Ethiopia is not waiting for handouts. It has already mobilised USD 800 million of its own funds to address the crisis and has put in place a whole range of measures to increase the resilience of its population to the now inevitable impacts of climate change. These measures were tested this year by the worst drought in decades and while they prevented people from dying they couldn’t protect the most vulnerable, particularly children, from under nutrition.  This is where the international community has to come in and react effectively in the short term while supporting Ethiopia’s longer term plans to develop sustainably and to prepare for future droughts and floods.

I was hearted to see the good spirit of cooperation amongst the Irish Aid agencies, Concern, Goal and Trócaire in Ethiopia.  Together with Irish Aid they are supporting the government and local communities to react to the short term humanitarian crisis while investing in the long term plans to eradicate poverty and increase opportunity.

In an increasingly fractured world, the impacts of climate change hammer home the fact that we are interconnected.  No country alone can protect their citizens from the impacts of climate change, it is something that requires absolute solidarity as human beings sharing this planet.  What Ethiopia and countries like it need is not just our support in a time of crisis – they also need us to change our mode of development and end our reliance on fossil fuels.  And let’s be clear – we need them too.  The only way to avoid dangerous levels of greenhouse gases building up in our atmosphere is to enable every country in the world to participate in the transition to low carbon development.  After all, Ethiopia must and will develop and it is in all of our interests for this development to be without fossil fuels so that future generations can inherit a safe and fair world.

Europe takes pride in being a leader on climate change – and now, even as the European project is tested – it must be steadfast in its determination to stay at the forefront of climate action.  Europe must lead in implementing the Paris Agreement adopted last year and connect its commitments to climate action to those on disaster risk reduction and humanitarian response.  One of my key messages as Special Envoy of the UN Secretary General on El Niño and Climate is the need for the UN and governments to better integrate policy making on sustainable development, humanitarian response and climate change.  At the household level, hunger whether experienced due to poverty or climate change, means suffering and a loss of dignity.  Only by addressing the interlinked causes of food and nutrition insecurity, and responding for both the short and long term, can policy makers effectively protect people’s rights.

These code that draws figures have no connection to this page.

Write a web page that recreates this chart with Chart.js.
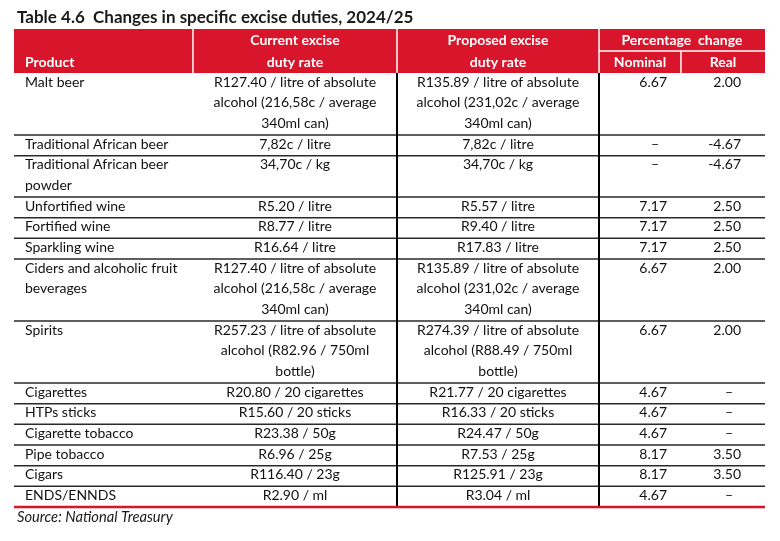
<!DOCTYPE html>
<html>
<head>
<meta charset="utf-8">
<script src="https://cdn.jsdelivr.net/npm/chart.js@4/dist/chart.umd.min.js"></script>
<style>
  html, body { margin: 0; padding: 0; background: #fff; }
  #wrap { width: 780px; height: 541px; }
</style>
</head>
<body>
<div id="wrap"><canvas id="excise" width="780" height="541"></canvas></div>
<script>
// -----------------------------
// TABLE DATA
// -----------------------------
const tableTitle = 'Table 4.6  Changes in specific excise duties, 2024/25';
const sourceNote = 'Source: National Treasury';

const headTop = ['', 'Current excise', 'Proposed excise', 'Percentage  change'];
const headBottom = ['Product', 'duty rate', 'duty rate', 'Nominal', 'Real'];

const products = [
    ['Malt beer'],
    ['Traditional African beer'],
    ['Traditional African beer', 'powder'],
    ['Unfortified wine'],
    ['Fortified wine'],
    ['Sparkling wine'],
    ['Ciders and alcoholic fruit', 'beverages'],
    ['Spirits'],
    ['Cigarettes'],
    ['HTPs sticks'],
    ['Cigarette tobacco'],
    ['Pipe tobacco'],
    ['Cigars'],
    ['ENDS/ENNDS']
];

const currentRate = [
    ['R127.40 / litre of absolute', 'alcohol (216,58c / average', '340ml can)'],
    ['7,82c / litre'],
    ['34,70c / kg'],
    ['R5.20 / litre'],
    ['R8.77 / litre'],
    ['R16.64 / litre'],
    ['R127.40 / litre of absolute', 'alcohol (216,58c / average', '340ml can)'],
    ['R257.23 / litre of absolute', 'alcohol (R82.96 / 750ml', 'bottle)'],
    ['R20.80 / 20 cigarettes'],
    ['R15.60 / 20 sticks'],
    ['R23.38 / 50g'],
    ['R6.96 / 25g'],
    ['R116.40 / 23g'],
    ['R2.90 / ml']
];

const proposedRate = [
    ['R135.89 / litre of absolute', 'alcohol (231,02c / average', '340ml can)'],
    ['7,82c / litre'],
    ['34,70c / kg'],
    ['R5.57 / litre'],
    ['R9.40 / litre'],
    ['R17.83 / litre'],
    ['R135.89 / litre of absolute', 'alcohol (231,02c / average', '340ml can)'],
    ['R274.39 / litre of absolute', 'alcohol (R88.49 / 750ml', 'bottle)'],
    ['R21.77 / 20 cigarettes'],
    ['R16.33 / 20 sticks'],
    ['R24.47 / 50g'],
    ['R7.53 / 25g'],
    ['R125.91 / 23g'],
    ['R3.04 / ml']
];

// null = no change shown (dash)
const nominalChange = [6.67, null, null, 7.17, 7.17, 7.17, 6.67, 6.67, 4.67, 4.67, 4.67, 8.17, 8.17, 4.67];
const realChange = [2.00, -4.67, -4.67, 2.50, 2.50, 2.50, 2.00, 2.00, null, null, null, 3.50, 3.50, null];


// -----------------------------
// LAYOUT (x in table units, y in text lines)
// -----------------------------
const colEdges = [0, 179, 383, 585, 667, 751];
const headLines = 2.13;
const RED = '#d9152b';
const FONT = 'Lato, "Open Sans", sans-serif';

const rowLines = products.map((p, i) =>
    Math.max(p.length, currentRate[i].length, proposedRate[i].length));
const rowStart = [];
rowLines.reduce((acc, n) => { rowStart.push(acc); return acc + n; }, 0);
const totalLines = rowLines.reduce((a, b) => a + b, 0);

const fmt = v => v === null ? '–' : v.toFixed(2);


// -----------------------------
// TABLE PLUGIN
// -----------------------------
const tablePlugin = {
    id: 'exciseTable',
    afterDraw(chart) {
        const ctx = chart.ctx;
        const xs = chart.scales.x;
        const ys = chart.scales.y;
        const X = v => xs.getPixelForValue(v);
        const Y = v => ys.getPixelForValue(v);

        ctx.save();

        // header band
        const hTop = Y(-headLines), hMid = Y(-headLines / 2), hBot = Y(0);
        ctx.fillStyle = RED;
        ctx.fillRect(X(colEdges[0]), hTop, X(colEdges[5]) - X(colEdges[0]), hBot - hTop);

        ctx.strokeStyle = '#fff';
        ctx.lineWidth = 1.5;
        ctx.beginPath();
        [1, 2, 3].forEach(c => {
            ctx.moveTo(X(colEdges[c]), hTop);
            ctx.lineTo(X(colEdges[c]), hBot);
        });
        ctx.moveTo(X(colEdges[4]), hMid);
        ctx.lineTo(X(colEdges[4]), hBot);
        ctx.moveTo(X(colEdges[3]), hMid);
        ctx.lineTo(X(colEdges[5]), hMid);
        ctx.stroke();

        // header text
        ctx.fillStyle = '#fff';
        ctx.font = 'bold 14px ' + FONT;
        ctx.textBaseline = 'middle';
        const yh1 = (hTop + hMid) / 2, yh2 = (hMid + hBot) / 2;
        ctx.textAlign = 'left';
        ctx.fillText(headBottom[0], X(colEdges[0] + 11), yh2);
        ctx.textAlign = 'center';
        [1, 2].forEach(c => {
            const cx = X((colEdges[c] + colEdges[c + 1]) / 2);
            ctx.fillText(headTop[c], cx, yh1);
            ctx.fillText(headBottom[c], cx, yh2);
        });
        ctx.fillText(headTop[3], X((colEdges[3] + colEdges[5]) / 2), yh1);
        ctx.fillText(headBottom[3], X((colEdges[3] + colEdges[4]) / 2), yh2);
        ctx.fillText(headBottom[4], X((colEdges[4] + colEdges[5]) / 2), yh2);

        // body text
        ctx.fillStyle = '#111';
        ctx.font = '14px ' + FONT;
        products.forEach((p, i) => {
            const r = rowStart[i];
            ctx.textAlign = 'left';
            p.forEach((t, k) => ctx.fillText(t, X(colEdges[0] + 11), Y(r + k + 0.45)));
            ctx.textAlign = 'center';
            currentRate[i].forEach((t, k) =>
                ctx.fillText(t, X((colEdges[1] + colEdges[2]) / 2), Y(r + k + 0.45)));
            proposedRate[i].forEach((t, k) =>
                ctx.fillText(t, X((colEdges[2] + colEdges[3]) / 2), Y(r + k + 0.45)));

            [[nominalChange[i], colEdges[4] - 14], [realChange[i], colEdges[5] - 24]]
                .forEach(([v, right]) => {
                    if (v === null) {
                        ctx.textAlign = 'center';
                        ctx.fillText(fmt(v), X(right - 12), Y(r + 0.45));
                    } else {
                        ctx.textAlign = 'right';
                        ctx.fillText(fmt(v), X(right), Y(r + 0.45));
                    }
                });
        });

        // row rules
        ctx.strokeStyle = '#2a2a2a';
        ctx.lineWidth = 1.5;
        ctx.beginPath();
        rowStart.slice(1).forEach(r => {
            ctx.moveTo(X(colEdges[0]), Y(r));
            ctx.lineTo(X(colEdges[5]), Y(r));
        });
        ctx.stroke();

        // column rules
        ctx.strokeStyle = '#000';
        ctx.lineWidth = 2;
        ctx.beginPath();
        [2, 3].forEach(c => {
            ctx.moveTo(X(colEdges[c]), Y(0));
            ctx.lineTo(X(colEdges[c]), Y(totalLines));
        });
        ctx.stroke();

        // closing red rule
        ctx.strokeStyle = RED;
        ctx.lineWidth = 2.5;
        ctx.beginPath();
        ctx.moveTo(X(colEdges[0]), Y(totalLines));
        ctx.lineTo(X(colEdges[5]), Y(totalLines));
        ctx.stroke();

        ctx.restore();
    }
};


// -----------------------------
// CHART
// -----------------------------
new Chart(document.getElementById('excise'), {
    type: 'scatter',
    data: { datasets: [] },
    plugins: [tablePlugin],
    options: {
        responsive: false,
        animation: false,
        layout: { padding: { left: 17, right: 15, top: 0, bottom: 0 } },
        scales: {
            // chart area starts 3 units in, so the table edge sits at x=14
            x: { type: 'linear', min: 3, max: colEdges[5], display: false },
            y: { type: 'linear', min: -headLines, max: totalLines, reverse: true, display: false }
        },
        plugins: {
            legend: { display: false },
            tooltip: { enabled: false },
            title: {
                display: true,
                text: tableTitle,
                align: 'start',
                color: '#1a1a1a',
                font: { family: FONT, size: 17, weight: 'bold', lineHeight: 1.2 },
                padding: { top: 7, bottom: 1.6 }
            },
            subtitle: {
                display: true,
                text: sourceNote,
                position: 'bottom',
                align: 'start',
                color: '#1a1a1a',
                font: { family: FONT, size: 14.7, style: 'italic', lineHeight: 1.2 },
                padding: { top: 1.6, bottom: 14.8 }
            }
        }
    }
});
</script>
</body>
</html>
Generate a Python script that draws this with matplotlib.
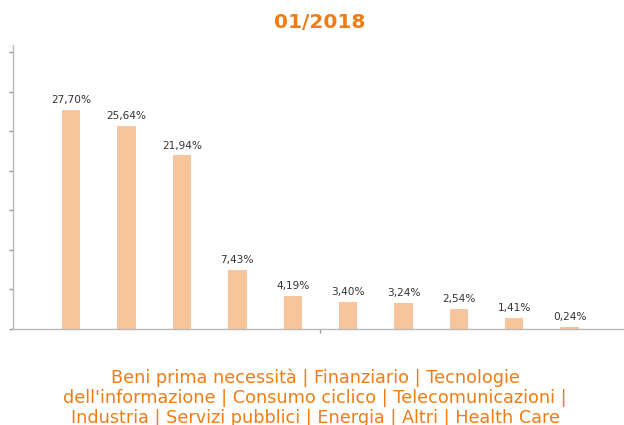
import numpy as np
import matplotlib.pyplot as plt

settori = ["Beni prima necessità", "Finanziario", "Tecnologie dell'informazione",
           "Consumo ciclico", "Telecomunicazioni", "Industria", "Servizi pubblici",
           "Energia", "Altri", "Health Care"]
pesi = [27.70, 25.64, 21.94, 7.43, 4.19, 3.40, 3.24, 2.54, 1.41, 0.24]
titolo = "01/2018"
didascalia = ("Beni prima necessità | Finanziario | Tecnologie\n"
              "dell'informazione | Consumo ciclico | Telecomunicazioni |\n"
              "Industria | Servizi pubblici | Energia | Altri | Health Care")

arancio = "#f07c14"
barra = "#f7c59b"
grigio = "#b8b8b8"

fig = plt.figure(figsize=(6.24, 4.25), dpi=100)
ax = fig.add_axes([0.021, 0.226, 0.985, 0.668])

x = np.arange(len(pesi))
ax.bar(x, pesi, width=0.33, color=barra, edgecolor="none")
for xi, v in zip(x, pesi):
    ax.annotate(f"{v:.2f}%".replace(".", ","), (xi, v), xytext=(0, 3.5),
                textcoords="offset points", ha="center", va="bottom",
                fontsize=7.6, color="#333333")

ax.set_xlim(-1.05, 10.05)
ax.set_ylim(0, 35.9)
ax.set_yticks(np.arange(0, 36, 5))
ax.set_yticklabels([])
ax.set_xticks([4.5])
ax.set_xticklabels([])
ax.tick_params(axis="both", length=3, width=1, color="#999999")
for s in ["top", "right"]:
    ax.spines[s].set_visible(False)
for s in ["left", "bottom"]:
    ax.spines[s].set_color(grigio)
    ax.spines[s].set_linewidth(1)

fig.text(0.513, 0.948, titolo, ha="center", va="center", fontsize=14.5,
         fontweight="bold", color=arancio)
fig.text(0.505, 0.064, didascalia, ha="center", va="center", fontsize=12.7,
         color=arancio, linespacing=1.16)

fig.savefig("out.png", dpi=100)
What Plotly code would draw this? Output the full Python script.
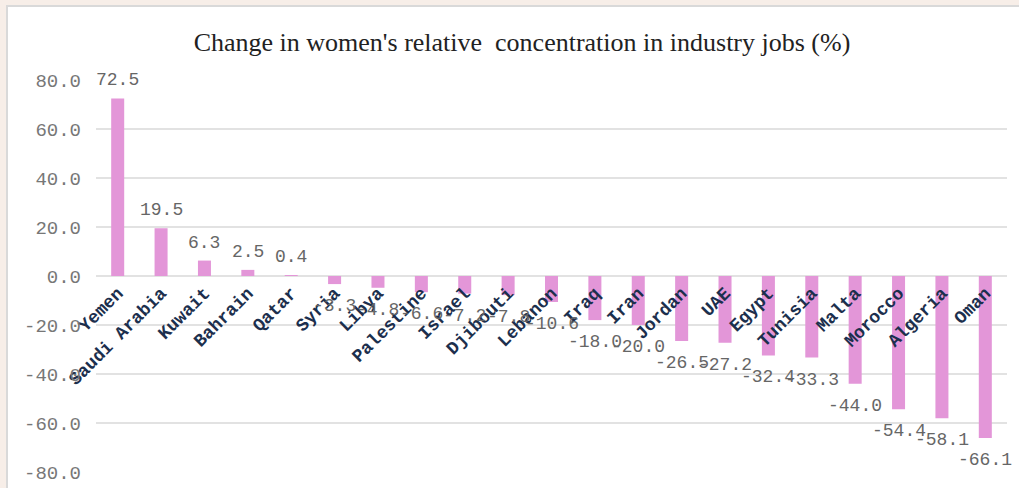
import plotly.graph_objects as go

countries = ["Yemen", "Saudi Arabia", "Kuwait", "Bahrain", "Qatar", "Syria", "Libya",
             "Palestine", "Israel", "Djibouti", "Lebanon", "Iraq", "Iran", "Jordan",
             "UAE", "Egypt", "Tunisia", "Malta", "Morocco", "Algeria", "Oman"]
values = [72.5, 19.5, 6.3, 2.5, 0.4, -3.3, -4.8, -6.6, -7.2, -7.8, -10.6, -18.0,
          -20.0, -26.5, -27.2, -32.4, -33.3, -44.0, -54.4, -58.1, -66.1]
y_ticks = [80, 60, 40, 20, 0, -20, -40, -60, -80]
y_range = [-80, 80]

W, H = 1019, 488
ML, MR, MT, MB = 96, 12, 80, 16
pw, ph = W - ML - MR, H - MT - MB

def px_x(p):
    return (p - ML) / pw

def px_y(p):
    return (H - MB - p) / ph

fig = go.Figure()
fig.add_trace(go.Bar(
    x=countries, y=values,
    marker=dict(color="#e396d8", line=dict(width=0)),
    cliponaxis=False,
))

annotations = []
for c, v in zip(countries, values):
    annotations.append(dict(
        x=c, y=v, xref="x", yref="y", text=f"{v:.1f}", showarrow=False,
        xanchor="center", yanchor="bottom" if v >= 0 else "top",
        yshift=6 if v >= 0 else -10,
        font=dict(family="Liberation Mono", size=18, color="#666666"),
    ))

fig.update_layout(
    width=W, height=H,
    margin=dict(l=ML, r=MR, t=MT, b=MB, autoexpand=False),
    paper_bgcolor="#f7eee8",
    plot_bgcolor="rgba(0,0,0,0)",
    bargap=0.7,
    showlegend=False,
    annotations=annotations,
    title=dict(text="Change in women's relative  concentration in industry jobs (%)",
               x=522 / W, xref="container", xanchor="center",
               y=1 - 42 / H, yref="container", yanchor="middle",
               font=dict(family="Liberation Serif", size=26, color="#222222")),
    xaxis=dict(anchor="free", automargin=False,
               range=[-0.5, len(countries) - 0.5],
               position=(0 - y_range[0]) / (y_range[1] - y_range[0]),
               tickangle=-45, showgrid=False, showline=False, zeroline=False,
               ticks="", ticklabelstandoff=2,
               tickfont=dict(family="Liberation Mono", size=18, color="#1c2f4d",
                             weight="bold")),
    yaxis=dict(range=y_range, tickvals=y_ticks, automargin=False,
               ticktext=[f"{v:.1f}" for v in y_ticks],
               showgrid=True, gridcolor="#e2e2e2", gridwidth=1.5,
               zeroline=False, showline=False, ticks="",
               ticklabelstandoff=14,
               tickfont=dict(family="Liberation Mono", size=19, color="#777777")),
    shapes=[dict(type="rect", xref="paper", yref="paper", layer="below",
                 x0=px_x(7), x1=px_x(1030), y0=px_y(500), y1=px_y(6),
                 fillcolor="#ffffff", line=dict(color="#d9d9d9", width=2))],
)

fig.write_html("out.html")
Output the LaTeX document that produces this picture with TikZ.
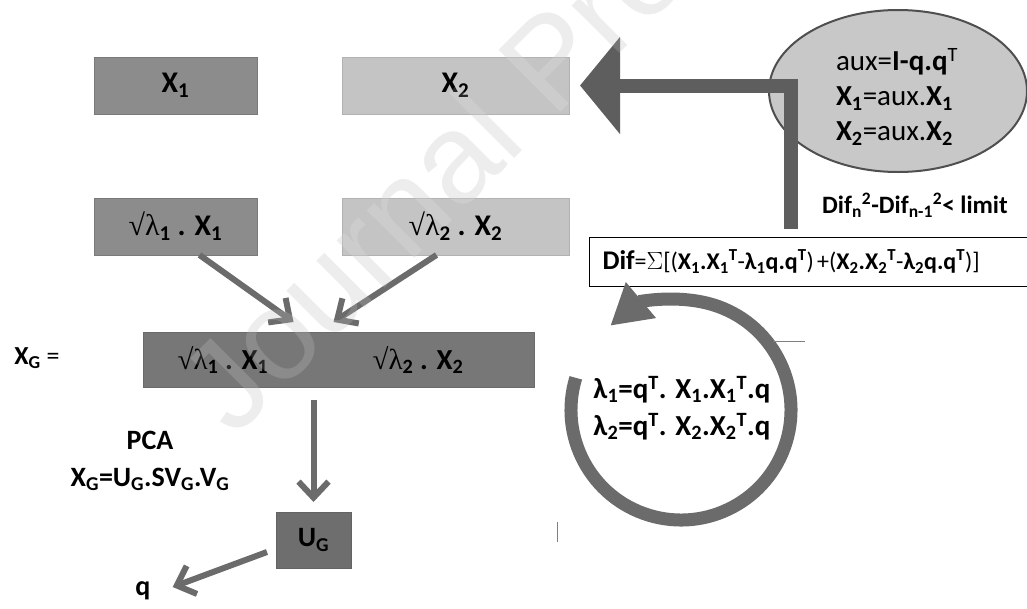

In the short term the international community has to mobilise the USD 518 million needed to meet the funding gap to assist El Niño affected communities in Ethiopia.  In the longer term we need to change the way we do things and embrace the ‘can do’ attitude of the people of Ethiopia.  Some might say it is impossible for Ethiopia to reach middle income status in less than 10 years and to do so without fossil fuels.  But I say they can and it is in all of our best interests to help them to do so while adopting the same attitude to change at home.  We too can aim for development without emissions – and then we can be proud of the leadership we give at home as well as overseas.